- [GIVEN TASK]: Transcribe the whole listing below without changing a word, but leave out every image.
** start DATA LINES **
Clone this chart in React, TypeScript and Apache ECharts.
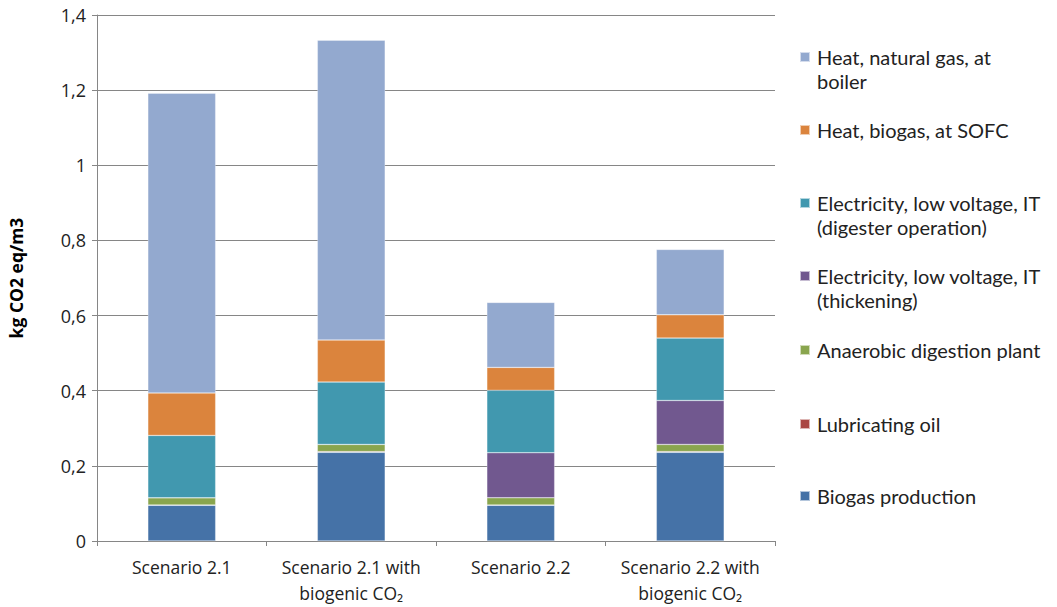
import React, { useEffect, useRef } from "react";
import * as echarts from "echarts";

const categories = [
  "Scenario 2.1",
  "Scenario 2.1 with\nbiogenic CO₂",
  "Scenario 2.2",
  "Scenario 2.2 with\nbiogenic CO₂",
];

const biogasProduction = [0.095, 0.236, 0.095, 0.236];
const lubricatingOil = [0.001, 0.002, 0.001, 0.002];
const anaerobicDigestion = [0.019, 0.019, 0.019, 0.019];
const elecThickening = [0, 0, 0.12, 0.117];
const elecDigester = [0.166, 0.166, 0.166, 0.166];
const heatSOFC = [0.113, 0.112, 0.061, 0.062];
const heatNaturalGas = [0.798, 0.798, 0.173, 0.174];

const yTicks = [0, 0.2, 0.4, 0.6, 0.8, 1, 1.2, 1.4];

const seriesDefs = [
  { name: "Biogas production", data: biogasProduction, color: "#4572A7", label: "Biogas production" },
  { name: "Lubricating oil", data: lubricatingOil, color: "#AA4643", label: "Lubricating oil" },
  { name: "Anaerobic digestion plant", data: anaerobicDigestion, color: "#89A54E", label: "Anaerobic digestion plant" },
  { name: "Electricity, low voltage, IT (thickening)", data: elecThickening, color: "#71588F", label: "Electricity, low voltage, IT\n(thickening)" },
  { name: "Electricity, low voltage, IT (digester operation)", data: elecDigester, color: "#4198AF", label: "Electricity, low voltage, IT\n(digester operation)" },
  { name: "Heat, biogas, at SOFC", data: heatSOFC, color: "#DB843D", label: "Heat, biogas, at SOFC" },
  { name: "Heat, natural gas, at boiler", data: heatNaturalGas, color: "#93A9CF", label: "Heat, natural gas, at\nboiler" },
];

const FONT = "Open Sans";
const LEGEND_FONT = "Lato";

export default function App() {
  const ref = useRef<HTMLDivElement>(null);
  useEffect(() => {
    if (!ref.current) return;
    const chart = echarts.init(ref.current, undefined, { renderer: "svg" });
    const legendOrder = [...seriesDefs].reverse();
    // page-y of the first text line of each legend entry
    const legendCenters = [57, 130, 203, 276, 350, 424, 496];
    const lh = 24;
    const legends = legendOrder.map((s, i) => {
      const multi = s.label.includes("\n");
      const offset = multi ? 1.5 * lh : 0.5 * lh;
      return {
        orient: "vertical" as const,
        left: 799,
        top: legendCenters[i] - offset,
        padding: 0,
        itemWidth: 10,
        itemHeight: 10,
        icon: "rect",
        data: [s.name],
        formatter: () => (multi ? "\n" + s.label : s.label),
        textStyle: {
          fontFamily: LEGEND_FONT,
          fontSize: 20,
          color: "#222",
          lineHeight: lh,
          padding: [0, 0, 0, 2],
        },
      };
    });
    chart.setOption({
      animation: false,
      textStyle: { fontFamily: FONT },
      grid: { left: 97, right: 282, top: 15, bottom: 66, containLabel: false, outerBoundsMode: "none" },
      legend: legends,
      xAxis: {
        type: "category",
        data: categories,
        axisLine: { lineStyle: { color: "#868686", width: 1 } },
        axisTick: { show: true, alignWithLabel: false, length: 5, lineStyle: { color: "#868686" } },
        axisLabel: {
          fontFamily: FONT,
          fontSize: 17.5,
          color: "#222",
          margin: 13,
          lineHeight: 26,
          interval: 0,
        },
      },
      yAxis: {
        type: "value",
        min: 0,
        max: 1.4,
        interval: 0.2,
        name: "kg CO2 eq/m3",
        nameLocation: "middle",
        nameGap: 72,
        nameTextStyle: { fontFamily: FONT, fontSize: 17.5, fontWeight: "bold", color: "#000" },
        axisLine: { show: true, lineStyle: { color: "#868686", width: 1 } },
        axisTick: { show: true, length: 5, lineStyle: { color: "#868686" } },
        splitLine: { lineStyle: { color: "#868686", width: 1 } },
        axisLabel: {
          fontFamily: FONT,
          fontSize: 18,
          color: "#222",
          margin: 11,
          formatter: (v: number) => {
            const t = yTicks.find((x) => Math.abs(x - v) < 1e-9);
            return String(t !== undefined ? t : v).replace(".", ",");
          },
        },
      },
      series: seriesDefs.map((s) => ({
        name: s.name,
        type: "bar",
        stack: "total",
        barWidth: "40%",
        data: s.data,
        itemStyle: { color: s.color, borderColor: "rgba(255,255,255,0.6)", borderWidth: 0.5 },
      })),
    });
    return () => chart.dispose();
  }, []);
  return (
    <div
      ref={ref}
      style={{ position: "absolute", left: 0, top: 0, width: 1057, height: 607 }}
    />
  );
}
** end DATA LINES **
- [REPLY]:
Clone this chart in React, TypeScript and Apache ECharts.
import React, { useEffect, useRef } from "react";
import * as echarts from "echarts";

const categories = [
  "Scenario 2.1",
  "Scenario 2.1 with\nbiogenic CO₂",
  "Scenario 2.2",
  "Scenario 2.2 with\nbiogenic CO₂",
];

const biogasProduction = [0.095, 0.236, 0.095, 0.236];
const lubricatingOil = [0.001, 0.002, 0.001, 0.002];
const anaerobicDigestion = [0.019, 0.019, 0.019, 0.019];
const elecThickening = [0, 0, 0.12, 0.117];
const elecDigester = [0.166, 0.166, 0.166, 0.166];
const heatSOFC = [0.113, 0.112, 0.061, 0.062];
const heatNaturalGas = [0.798, 0.798, 0.173, 0.174];

const yTicks = [0, 0.2, 0.4, 0.6, 0.8, 1, 1.2, 1.4];

const seriesDefs = [
  { name: "Biogas production", data: biogasProduction, color: "#4572A7", label: "Biogas production" },
  { name: "Lubricating oil", data: lubricatingOil, color: "#AA4643", label: "Lubricating oil" },
  { name: "Anaerobic digestion plant", data: anaerobicDigestion, color: "#89A54E", label: "Anaerobic digestion plant" },
  { name: "Electricity, low voltage, IT (thickening)", data: elecThickening, color: "#71588F", label: "Electricity, low voltage, IT\n(thickening)" },
  { name: "Electricity, low voltage, IT (digester operation)", data: elecDigester, color: "#4198AF", label: "Electricity, low voltage, IT\n(digester operation)" },
  { name: "Heat, biogas, at SOFC", data: heatSOFC, color: "#DB843D", label: "Heat, biogas, at SOFC" },
  { name: "Heat, natural gas, at boiler", data: heatNaturalGas, color: "#93A9CF", label: "Heat, natural gas, at\nboiler" },
];

const FONT = "Open Sans";
const LEGEND_FONT = "Lato";

export default function App() {
  const ref = useRef<HTMLDivElement>(null);
  useEffect(() => {
    if (!ref.current) return;
    const chart = echarts.init(ref.current, undefined, { renderer: "svg" });
    const legendOrder = [...seriesDefs].reverse();
    // page-y of the first text line of each legend entry
    const legendCenters = [57, 130, 203, 276, 350, 424, 496];
    const lh = 24;
    const legends = legendOrder.map((s, i) => {
      const multi = s.label.includes("\n");
      const offset = multi ? 1.5 * lh : 0.5 * lh;
      return {
        orient: "vertical" as const,
        left: 799,
        top: legendCenters[i] - offset,
        padding: 0,
        itemWidth: 10,
        itemHeight: 10,
        icon: "rect",
        data: [s.name],
        formatter: () => (multi ? "\n" + s.label : s.label),
        textStyle: {
          fontFamily: LEGEND_FONT,
          fontSize: 20,
          color: "#222",
          lineHeight: lh,
          padding: [0, 0, 0, 2],
        },
      };
    });
    chart.setOption({
      animation: false,
      textStyle: { fontFamily: FONT },
      grid: { left: 97, right: 282, top: 15, bottom: 66, containLabel: false, outerBoundsMode: "none" },
      legend: legends,
      xAxis: {
        type: "category",
        data: categories,
        axisLine: { lineStyle: { color: "#868686", width: 1 } },
        axisTick: { show: true, alignWithLabel: false, length: 5, lineStyle: { color: "#868686" } },
        axisLabel: {
          fontFamily: FONT,
          fontSize: 17.5,
          color: "#222",
          margin: 13,
          lineHeight: 26,
          interval: 0,
        },
      },
      yAxis: {
        type: "value",
        min: 0,
        max: 1.4,
        interval: 0.2,
        name: "kg CO2 eq/m3",
        nameLocation: "middle",
        nameGap: 72,
        nameTextStyle: { fontFamily: FONT, fontSize: 17.5, fontWeight: "bold", color: "#000" },
        axisLine: { show: true, lineStyle: { color: "#868686", width: 1 } },
        axisTick: { show: true, length: 5, lineStyle: { color: "#868686" } },
        splitLine: { lineStyle: { color: "#868686", width: 1 } },
        axisLabel: {
          fontFamily: FONT,
          fontSize: 18,
          color: "#222",
          margin: 11,
          formatter: (v: number) => {
            const t = yTicks.find((x) => Math.abs(x - v) < 1e-9);
            return String(t !== undefined ? t : v).replace(".", ",");
          },
        },
      },
      series: seriesDefs.map((s) => ({
        name: s.name,
        type: "bar",
        stack: "total",
        barWidth: "40%",
        data: s.data,
        itemStyle: { color: s.color, borderColor: "rgba(255,255,255,0.6)", borderWidth: 0.5 },
      })),
    });
    return () => chart.dispose();
  }, []);
  return (
    <div
      ref={ref}
      style={{ position: "absolute", left: 0, top: 0, width: 1057, height: 607 }}
    />
  );
}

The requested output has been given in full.